Mortgaging Out

Mortgaging Out

FHA Credit, Redlining, and Rental Housing in Metropolitan America

Brent Cebul

Assistant Professor, History, Penn

Michael Glass

Assistant Professor, History, Boston College

Co-Investigators: 

Laura Eckstein and J.D. Porter

Project Start Date: 
September, 2022

“Mortgaging Out” is a digital history project that illuminates the  impact of Federal Housing Administration credit policies  on the availability of affordable rental housing during and immediately following World War II. Scholars have illuminated the impact of redlining on  mortgage lending, demonstrating how African American homebuyers, in particular, were often locked out of the midcentury housing boom.
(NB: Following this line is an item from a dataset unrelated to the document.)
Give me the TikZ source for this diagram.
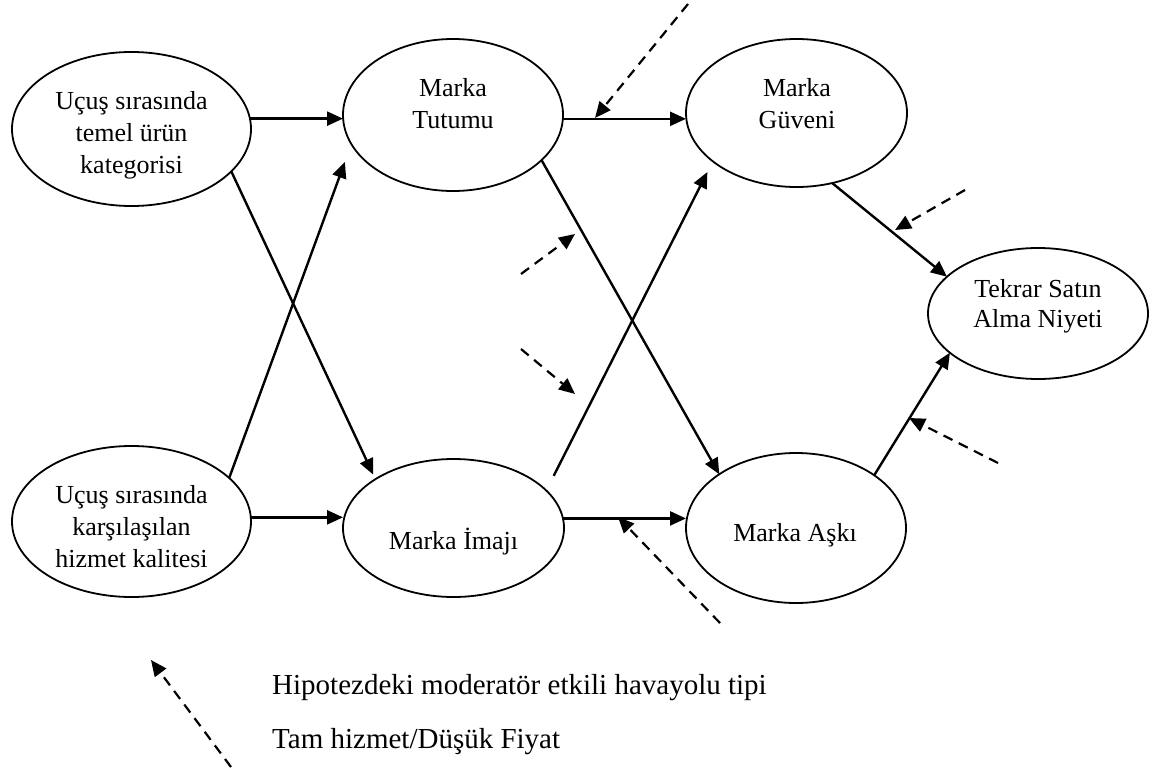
\documentclass[tikz,border=0pt]{standalone}
\usepackage{fontspec}
\setmainfont{Liberation Serif}
\usetikzlibrary{arrows.meta,shapes.geometric}
\begin{document}
\begin{tikzpicture}[x=1pt,y=-1pt,
  oval/.style={ellipse,draw,line width=1.8pt,inner sep=0pt,outer sep=0pt},
  lbl/.style={align=center,font=\fontsize{26}{32}\selectfont,inner sep=0pt},
  legtext/.style={anchor=west,font=\fontsize{29}{34}\selectfont,inner sep=0pt},
  link/.style={line width=2.4pt,-{Triangle[length=16pt,width=14pt]}},
  mod/.style={line width=2.2pt,dash pattern=on 10pt off 7pt,-{Triangle[length=16pt,width=14pt]}}]
\useasboundingbox (0,0) rectangle (1153,771);

% constructs
\node[oval,minimum width=239pt,minimum height=154pt] (cat) at (131.5,129) {};
\node[oval,minimum width=220pt,minimum height=152pt] (tut) at (453,115) {};
\node[oval,minimum width=221pt,minimum height=148pt] (guv) at (796.5,113) {};
\node[oval,minimum width=239pt,minimum height=151pt] (hiz) at (131.5,521.5) {};
\node[oval,minimum width=221pt,minimum height=138pt] (ima) at (453.5,528) {};
\node[oval,minimum width=220pt,minimum height=150pt] (ask) at (796,528) {};
\node[oval,minimum width=220pt,minimum height=131pt] (tek) at (1038,313.5) {};

% labels
\node[lbl] (cat-t) at (131.5,135) {Uçuş sırasında\\temel ürün\\kategorisi};
\node[lbl] (tut-t) at (453,104) {Marka\\Tutumu};
\node[lbl] (guv-t) at (797,104) {Marka\\Güveni};
\node[lbl] (hiz-t) at (131.5,527) {Uçuş sırasında\\karşılaşılan\\hizmet kalitesi};
\node[lbl] (ima-t) at (453.5,542) {Marka İmajı};
\node[lbl] (ask-t) at (795,535) {Marka Aşkı};
\node[lbl,font=\fontsize{26}{30}\selectfont] (tek-t) at (1038,306) {Tekrar Satın\\Alma Niyeti};

% hypothesised paths
\draw[link] (cat.5) -- (cat.5 -| tut.west);
\draw[link] (tut.-2.6) -- (tut.-2.6 -| guv.west);
\draw[link] (hiz.2) -- (hiz.2 -| ima.west);
\draw[link] (ima.5.8) -- (ima.5.8 -| ask.west);
\draw[link,shorten >=5pt] (cat.-23) -- (ima.148.5);
\draw[link,shorten >=19pt] (hiz.24) -- (tut.196);
\draw[link] (tut.-27) -- (ask.145.8);
\draw[link,shorten <=16.5pt,shorten >=12pt] (ima.22.7) -- (guv.210);
\draw[link] (guv.-63) -- (tek.158.3);
\draw[link] (ask.34.3) -- (tek.204);

% moderator (airline type) arrows
\coordinate (m1a) at (688,4);   \coordinate (m1b) at (595,118);
\coordinate (m2a) at (521,274); \coordinate (m2b) at (575,234);
\coordinate (m3a) at (521,349); \coordinate (m3b) at (575,394);
\coordinate (m4a) at (965,190); \coordinate (m4b) at (895,230);
\coordinate (m5a) at (998,463); \coordinate (m5b) at (909,418);
\coordinate (m6a) at (720,623); \coordinate (m6b) at (618,517);
\draw[mod] (m1a) -- (m1b);
\draw[mod] (m2a) -- (m2b);
\draw[mod] (m3a) -- (m3b);
\draw[mod] (m4a) -- (m4b);
\draw[mod] (m5a) -- (m5b);
\draw[mod] (m6a) -- (m6b);

% legend
\coordinate (lga) at (231,767); \coordinate (lgb) at (151,660);
\draw[mod] (lga) -- (lgb);
\node[legtext] (leg1) at (272,688) {Hipotezdeki moderatör etkili havayolu tipi};
\node[legtext] (leg2) at (272,742) {Tam hizmet/Düşük Fiyat};
\end{tikzpicture}
\end{document}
This project shifts the focus to FHA-insured apartment complexes. Drawing upon  a comprehensive data set FHA mortgage insurance data that catalogues more than 50,000 FHA-insured apartment buildings, the project maps the location, size (by unit count), and construction dates of roughly 7,000 projects constructed under the FHA wartime housing program (Section 608, 1942-1950). Future versions of the map may include FHA-backed market-rate multifamily housing (Section 207) as well as multifamily rental projects on urban renewal sites (Section 220) and for those displaced from urban renewal sites (Section 221).